» Objective: Without the pictures, output the lines of the material from the very first through the one that holds "ax = fig.add_axes([0.1386, 0.117, 0.8364, 0.564])".

==========

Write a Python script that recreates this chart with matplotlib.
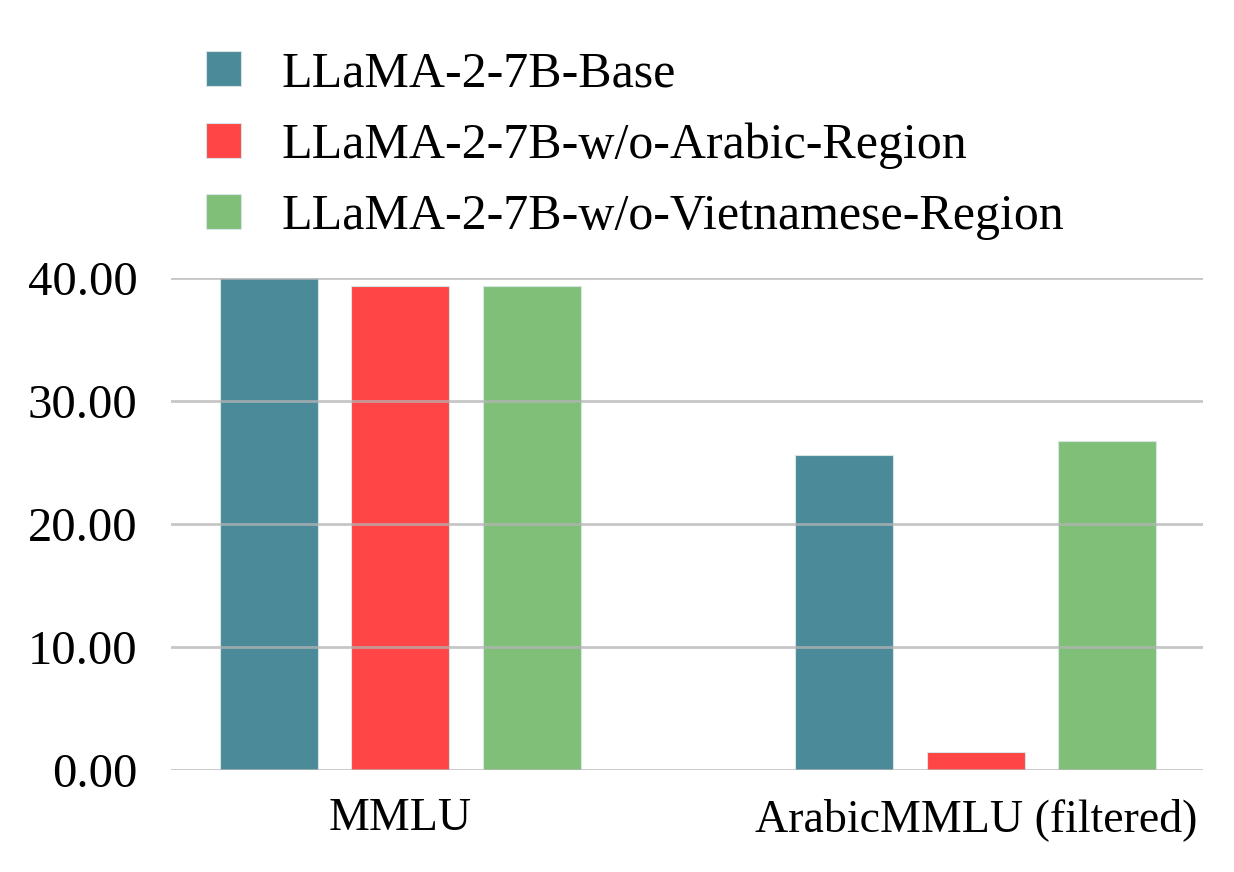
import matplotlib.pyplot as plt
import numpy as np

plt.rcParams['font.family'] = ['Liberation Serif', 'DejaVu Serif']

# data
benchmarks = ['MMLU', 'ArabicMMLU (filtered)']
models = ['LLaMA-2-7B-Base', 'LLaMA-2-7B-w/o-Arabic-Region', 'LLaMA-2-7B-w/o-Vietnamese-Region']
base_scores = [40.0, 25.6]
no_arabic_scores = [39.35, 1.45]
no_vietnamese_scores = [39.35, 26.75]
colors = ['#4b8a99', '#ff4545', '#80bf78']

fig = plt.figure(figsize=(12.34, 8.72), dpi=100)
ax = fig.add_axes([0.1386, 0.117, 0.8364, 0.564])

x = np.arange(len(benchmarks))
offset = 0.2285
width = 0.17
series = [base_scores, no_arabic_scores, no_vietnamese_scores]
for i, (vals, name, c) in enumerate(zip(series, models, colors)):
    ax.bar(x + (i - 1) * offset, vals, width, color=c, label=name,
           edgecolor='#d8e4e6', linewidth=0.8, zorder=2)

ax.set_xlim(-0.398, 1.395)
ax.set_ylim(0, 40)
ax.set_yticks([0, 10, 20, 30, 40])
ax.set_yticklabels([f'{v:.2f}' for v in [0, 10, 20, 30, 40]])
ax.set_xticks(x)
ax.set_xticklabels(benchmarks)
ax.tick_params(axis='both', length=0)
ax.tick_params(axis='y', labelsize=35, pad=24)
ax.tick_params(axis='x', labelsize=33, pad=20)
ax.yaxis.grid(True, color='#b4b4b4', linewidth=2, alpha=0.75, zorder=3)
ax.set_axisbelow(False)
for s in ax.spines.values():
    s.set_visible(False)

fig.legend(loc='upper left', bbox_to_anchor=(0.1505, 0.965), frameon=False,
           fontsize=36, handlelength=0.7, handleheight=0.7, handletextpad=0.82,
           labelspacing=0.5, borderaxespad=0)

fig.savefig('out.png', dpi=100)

==========

» Solution to this exercise:
Write a Python script that recreates this chart with matplotlib.
import matplotlib.pyplot as plt
import numpy as np

plt.rcParams['font.family'] = ['Liberation Serif', 'DejaVu Serif']

# data
benchmarks = ['MMLU', 'ArabicMMLU (filtered)']
models = ['LLaMA-2-7B-Base', 'LLaMA-2-7B-w/o-Arabic-Region', 'LLaMA-2-7B-w/o-Vietnamese-Region']
base_scores = [40.0, 25.6]
no_arabic_scores = [39.35, 1.45]
no_vietnamese_scores = [39.35, 26.75]
colors = ['#4b8a99', '#ff4545', '#80bf78']

fig = plt.figure(figsize=(12.34, 8.72), dpi=100)
ax = fig.add_axes([0.1386, 0.117, 0.8364, 0.564])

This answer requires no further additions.